Oggi, a distanza di vent’anni, il politico che ha rivinto le elezioni è a tutti gli effetti un leader non democratico. Lo dimostrano il tentativo di fondere aspetti pertinenti alla religione islamica nel suo agire politico, in aperta violazione della laicità prevista dalla Costituzione. Lo prova la violazione dell’articolo 10 della Convenzione europea dei diritti dell’Uomo (CEDU), che tutela la libertà di stampa dalle repressioni messe in atto dal regime di Ankara contro i giornalisti liberi. E lo rendono evidente, sul campo internazionale, i bombardamenti sui curdi nel Nord della Siria, invasa nel 2019. Anche l’atteggiamento nei confronti dell’Unione europea si è basato sulle minacce che Erdogan sa di poter fare in tema di immigrazione: la Turchia è una delle porte dei migranti che arrivano poi in Europa.

Due mondi a confronto – Queste elezioni di maggio hanno offerto agli elettori turchi la possibilità di scegliere tra due modelli contrapposti e antagonisti. Da una parte quello di Erdogan, che nei suoi vent’anni di potere si è avviato sempre più velocemente sul crinale dell’autoritarismo, compromettendo la divisione dei poteri e sopprimendo diritti fondamentali. Dall’altra, l’alternativa offerta dal social-democratico Kilicdaroglu, che in campagna elettorale ha attaccato gli aspetti più illiberali dell’avversario, accusandolo di essere un uomo solo al comando e garantendo al suo posto maggiori garanzie democratiche.

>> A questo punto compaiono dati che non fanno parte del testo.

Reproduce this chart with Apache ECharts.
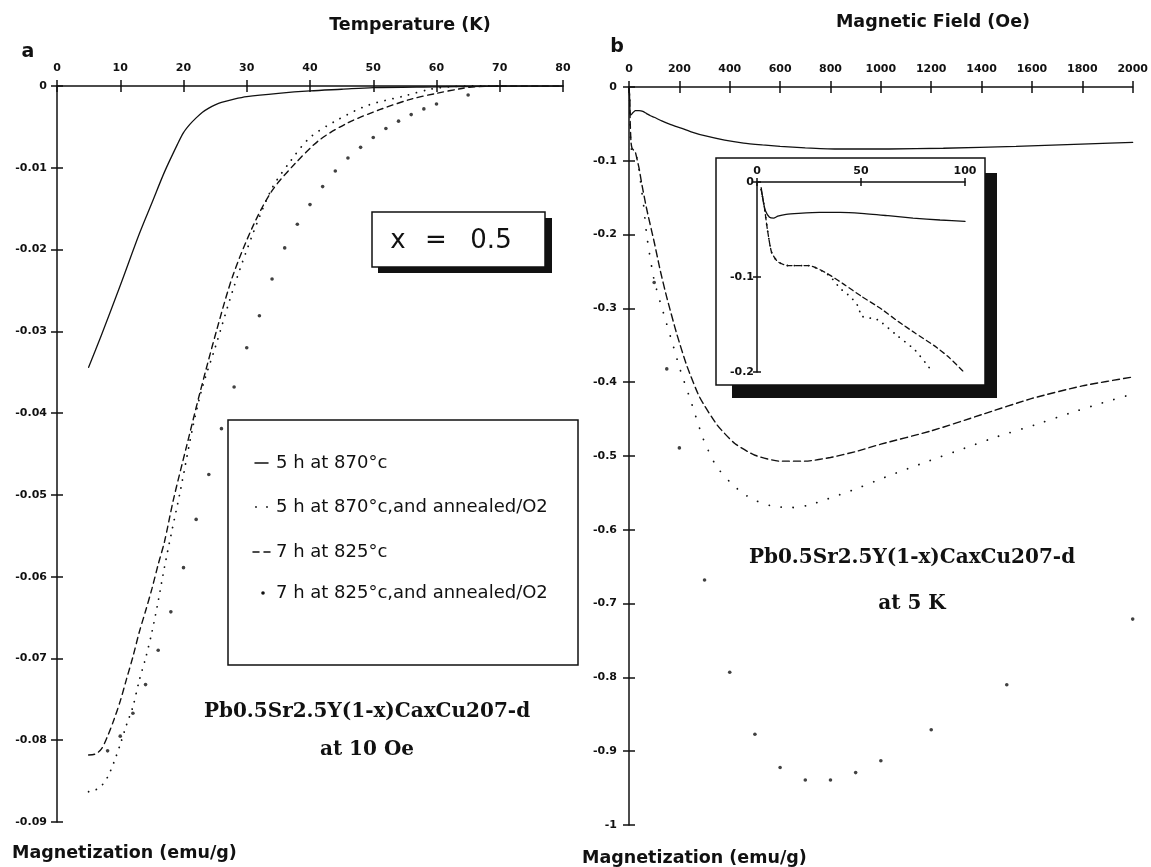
<!DOCTYPE html>
<html><head><meta charset="utf-8">
<script src="https://cdn.jsdelivr.net/npm/echarts@6/dist/echarts.min.js"></script>
<style>html,body{margin:0;padding:0;background:#fff}#c{width:1151px;height:867px}</style>
</head><body><div id="c"></div>
<script>
// ---------- tick labels ----------
const tempTicks = ['0','10','20','30','40','50','60','70','80'];
const magATicks = ['-0.09','-0.08','-0.07','-0.06','-0.05','-0.04','-0.03','-0.02','-0.01','0'];
const fieldTicks = ['0','200','400','600','800','1000','1200','1400','1600','1800','2000'];
const magBTicks = ['-1','-0.9','-0.8','-0.7','-0.6','-0.5','-0.4','-0.3','-0.2','-0.1','0'];
const insetFieldTicks = ['0','50','100'];
const insetMagTicks = ['-0.2','-0.1','0'];

const seriesNames = ['5 h at 870°c','5 h at 870°c,and annealed/O2','7 h at 825°c','7 h at 825°c,and annealed/O2'];

// ---------- panel a : M vs T at 10 Oe ----------
const aT1 = [5,7,10,13,15,17,19,20,21,22,23,24,25,26,28,30,35,40,45,50,60,70,80];
const aM1 = [-0.0344,-0.0305,-0.0244,-0.0181,-0.0143,-0.0105,-0.0072,-0.0057,-0.0047,-0.0039,-0.0032,-0.0027,-0.0023,-0.0020,-0.0016,-0.0013,-0.0009,-0.0006,-0.0004,-0.0002,-0.0001,0,0];
const aT2 = [5,6,7,8,9,10,11,12,13,14,15,16,17,18,19.5,21.5,23,25,28,31,34,37,40,44,49,55,59,62,65,70];
const aM2 = [-0.0863,-0.0861,-0.0856,-0.0845,-0.0827,-0.0805,-0.0781,-0.0759,-0.0727,-0.0700,-0.0668,-0.0630,-0.0588,-0.0550,-0.0495,-0.0416,-0.0368,-0.0320,-0.0245,-0.0180,-0.0125,-0.0091,-0.0063,-0.0043,-0.0024,-0.0012,-0.0004,-0.0001,0,0];
const aT3 = [5,6,7,8,9,10,11,12,13,14,15,16,17,18.4,20.5,22.6,25.3,27.8,31,34,37.5,41.5,46,51,56,60,64,66,70,80];
const aM3 = [-0.0818,-0.0817,-0.0811,-0.0795,-0.0775,-0.0752,-0.0725,-0.0698,-0.0668,-0.0642,-0.0615,-0.0585,-0.0557,-0.0506,-0.0440,-0.0375,-0.0297,-0.0232,-0.0171,-0.0128,-0.0096,-0.0066,-0.0045,-0.0029,-0.0016,-0.0009,-0.0003,-0.0001,0,0];
const aT4 = [8,10,12,14,16,18,20,22,24,26,28,30,32,34,36,38,40,42,44,46,48,50,52,54,56,58,60,65];
const aM4 = [-0.0813,-0.0795,-0.0767,-0.0732,-0.0690,-0.0643,-0.0589,-0.0530,-0.0475,-0.0419,-0.0368,-0.0320,-0.0281,-0.0236,-0.0198,-0.0169,-0.0145,-0.0123,-0.0104,-0.0088,-0.0075,-0.0063,-0.0052,-0.0043,-0.0035,-0.0028,-0.0022,-0.0011];

// ---------- panel b : M vs H at 5 K ----------
const bH1 = [0,2,4,6,10,15,25,40,55,70,85,100,130,166,210,250,300,380,455,530,600,700,816,1032,1248,1537,1825,2000];
const bM1 = [-0.002,-0.010,-0.034,-0.038,-0.037,-0.035,-0.032,-0.032,-0.033,-0.036,-0.039,-0.041,-0.046,-0.051,-0.056,-0.061,-0.066,-0.072,-0.076,-0.0785,-0.0805,-0.0825,-0.084,-0.084,-0.083,-0.0805,-0.077,-0.075];
const bH2 = [0,2,4,6,10,15,25,30,40,50,55,70,100,140,175,205,245,295,345,400,450,500,570,640,710,790,890,1030,1180,1320,1460,1610,1750,1880,2000];
const bM2 = [-0.002,-0.01,-0.04,-0.07,-0.085,-0.088,-0.088,-0.094,-0.112,-0.141,-0.150,-0.200,-0.262,-0.310,-0.350,-0.385,-0.425,-0.477,-0.513,-0.535,-0.550,-0.560,-0.568,-0.570,-0.567,-0.558,-0.546,-0.527,-0.508,-0.491,-0.474,-0.458,-0.442,-0.428,-0.416];
const bH3 = [0,2,5,8,12,20,25,30,40,50,70,100,125,150,190,230,280,350,420,500,600,700,800,900,1000,1200,1400,1600,1800,2000];
const bM3 = [-0.002,-0.01,-0.05,-0.075,-0.083,-0.086,-0.088,-0.095,-0.11,-0.13,-0.165,-0.21,-0.25,-0.285,-0.335,-0.378,-0.42,-0.458,-0.483,-0.499,-0.507,-0.507,-0.502,-0.494,-0.484,-0.466,-0.444,-0.422,-0.405,-0.393];
const bH4 = [100,150,200,300,400,500,600,700,800,900,1000,1200,1500,2000];
const bM4 = [-0.265,-0.382,-0.489,-0.668,-0.793,-0.877,-0.922,-0.939,-0.939,-0.929,-0.913,-0.871,-0.810,-0.721];

// ---------- inset : low field part ----------
const iH1 = [2,3,4,6,8,10,14,20,30,40,50,63,75,88,100];
const iM1 = [-0.006,-0.02,-0.03,-0.037,-0.038,-0.036,-0.034,-0.033,-0.032,-0.032,-0.033,-0.0355,-0.038,-0.040,-0.0415];
const iH2 = [2,3.5,5,7,10,15,20,25,30,35,42,50,60,68,76,85,92,99];
const iM2 = [-0.008,-0.026,-0.05,-0.074,-0.084,-0.088,-0.088,-0.088,-0.092,-0.098,-0.108,-0.120,-0.134,-0.147,-0.159,-0.172,-0.184,-0.199];
const iH3 = [2,3.5,5,7,10,15,20,25,30,35,40,45,49,50,58,67,76,83];
const iM3 = [-0.008,-0.026,-0.05,-0.074,-0.084,-0.088,-0.088,-0.088,-0.092,-0.099,-0.112,-0.121,-0.132,-0.141,-0.145,-0.161,-0.177,-0.196];

// ---------- helpers ----------
const INK = '#111';
const FONT = '"DejaVu Sans", sans-serif';
const SERIF = '"DejaVu Serif", serif';
function pair(xs, ys){ return xs.map((x,i)=>[x, ys[i]]); }
function axisPair(grid, pos, min, max, interval, labels, tick, margin, fs){
  const base = {type:'value', gridIndex:grid, position:pos, min, max, interval, splitLine:{show:false}};
  const main = Object.assign({}, base, {
    axisLine:{show:true, onZero:false, lineStyle:{color:INK, width:1.5}},
    axisTick:{show:true, inside:false, length:tick, lineStyle:{color:INK, width:1.5}},
    axisLabel:{show:true, margin, color:INK, fontSize:fs, fontWeight:'bold', fontFamily:FONT,
      formatter:(v)=>labels[Math.round((v-min)/interval)]}
  });
  const inner = Object.assign({}, base, {
    axisLine:{show:false, onZero:false},
    axisTick:{show:true, inside:true, length:tick, lineStyle:{color:INK, width:1.5}},
    axisLabel:{show:false}
  });
  return [main, inner];
}
function line(name, xs, ys, ai, type, width, smooth){
  return {type:'line', name, xAxisIndex:ai, yAxisIndex:ai, data:pair(xs,ys), symbol:'none', showSymbol:false,
    smooth:smooth, silent:true, z:3,
    lineStyle:{color:INK, width, type, cap:'round'}, itemStyle:{color:INK}};
}
function dots(name, xs, ys, ai){
  return {type:'scatter', name, xAxisIndex:ai, yAxisIndex:ai, data:pair(xs,ys), symbol:'circle', symbolSize:3.6,
    silent:true, z:3, itemStyle:{color:INK}};
}

const xa = [].concat(
  axisPair(0,'top',0,80,10,tempTicks,6,12,11),
  axisPair(1,'top',0,2000,200,fieldTicks,6,12,11),
  axisPair(2,'top',0,100,50,insetFieldTicks,4,5,11)
);
const ya = [].concat(
  axisPair(0,'left',-0.09,0,0.01,magATicks,6,10,11),
  axisPair(1,'left',-1,0,0.1,magBTicks,6,12,11),
  axisPair(2,'left',-0.2,0,0.1,insetMagTicks,4,3,11)
);

function txt(x, y, text, font, align){
  return {type:'text', x, y, z:20, style:{text, font, fill:INK, align:align||'center', verticalAlign:'middle'}};
}
function seg(x1, y1, x2, y2, dash){
  return {type:'line', z:20, shape:{x1, y1, x2, y2}, style:{stroke:INK, lineWidth:1.5, lineDash:dash||null, lineCap:'round'}};
}
function dot(x, y, r){
  return {type:'circle', z:20, shape:{cx:x, cy:y, r:r}, style:{fill:INK}};
}
// legend rows (the legend frame and symbols)
const legY = [463, 507, 552, 593];
const legend = [
  {type:'rect', z:-1, shape:{x:228, y:420, width:350, height:245}, style:{fill:'none', stroke:INK, lineWidth:1.5}},
  seg(255, legY[0], 268, legY[0]),
  dot(256, legY[1], 0.9), dot(267, legY[1], 0.9),
  seg(253, legY[2], 259, legY[2]), seg(264, legY[2], 270, legY[2]),
  dot(263, legY[3], 1.8)
].concat(seriesNames.map((n, i) => txt(276, legY[i], n, '18px ' + FONT, 'left')));

const option = {
  backgroundColor:'#fff',
  animation:false,
  grid:[
    {left:57, top:86, width:506, height:736},
    {left:629, top:87, width:505, height:738},
    {left:757, top:182, width:208, height:190}
  ],
  xAxis: xa,
  yAxis: ya,
  series:[
    line(seriesNames[0], aT1, aM1, 0, 'solid', 1.3, 0.3),
    line(seriesNames[1], aT2, aM2, 0, [0.1, 8], 1.8, 0.3),
    line(seriesNames[2], aT3, aM3, 0, [6, 4.5], 1.4, 0.3),
    dots(seriesNames[3], aT4, aM4, 0),
    line(seriesNames[0], bH1, bM1, 2, 'solid', 1.3, 0.2),
    line(seriesNames[1], bH2, bM2, 2, [0.1, 12], 1.8, 0.2),
    line(seriesNames[2], bH3, bM3, 2, [7, 4], 1.4, 0.2),
    dots(seriesNames[3], bH4, bM4, 2),
    line(seriesNames[0], iH1, iM1, 4, 'solid', 1.3, 0.2),
    line(seriesNames[1], iH3, iM3, 4, [0.1, 7], 1.8, 0.2),
    line(seriesNames[2], iH2, iM2, 4, [5, 3.5], 1.3, 0.2)
  ],
  graphic:[
    // x = 0.5 box with shadow
    {type:'rect', z:-2, shape:{x:378, y:218, width:174, height:55}, style:{fill:INK}},
    {type:'rect', z:-1, shape:{x:372, y:212, width:173, height:55}, style:{fill:'#fff', stroke:INK, lineWidth:1.5}},
    txt(398, 241, 'x', '26px ' + FONT),
    txt(436, 241, '=', '26px ' + FONT),
    txt(491, 241, '0.5', '26px ' + FONT),
    // inset box with shadow
    {type:'rect', z:-2, shape:{x:732, y:173, width:265, height:225}, style:{fill:INK}},
    {type:'rect', z:-1, shape:{x:716, y:158, width:269, height:227}, style:{fill:'#fff', stroke:INK, lineWidth:1.5}},
    // titles
    txt(410, 25, 'Temperature (K)', 'bold 17.5px ' + FONT),
    txt(933, 22, 'Magnetic Field (Oe)', 'bold 17.5px ' + FONT),
    txt(28, 52, 'a', 'bold 19px ' + FONT),
    txt(617, 47, 'b', 'bold 19px ' + FONT),
    txt(12, 853, 'Magnetization (emu/g)', 'bold 17.5px ' + FONT, 'left'),
    txt(582, 858, 'Magnetization (emu/g)', 'bold 17.5px ' + FONT, 'left'),
    // annotations
    txt(367, 712, 'Pb0.5Sr2.5Y(1-x)CaxCu207-d', 'bold 20px ' + SERIF),
    txt(367, 750, 'at 10 Oe', 'bold 20px ' + SERIF),
    txt(912, 558, 'Pb0.5Sr2.5Y(1-x)CaxCu207-d', 'bold 20px ' + SERIF),
    txt(912, 604, 'at 5 K', 'bold 20px ' + SERIF)
  ].concat(legend)
};
const chart = echarts.init(document.getElementById('c'), null, {renderer:'canvas'});
chart.setOption(option);
</script></body></html>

In proposito, numerosi sono stati i piani sui quali l’offerta politica dei due leader si è differenziata. Sul campo economico, in primo luogo, al rifiuto di alzare i tassi di interesse di Erdogan, Kilichdaroglu ha opposto politiche monetarie finalizzate a ridurre l’inflazione, da anni fuori controllo. Infine, in materia di riforme, se Erdogan è stato il propugnatore della riforma della Costituzione del 2017 che ha trasformato la forma di governo in una Repubblica presidenziale di tipo autoritario, Kilicdaroglu si è fatto propugnatore dii un ritorno al precedente parlamentarismo, impegnandosi a ripristinarlo in caso di vittoria delle elezioni.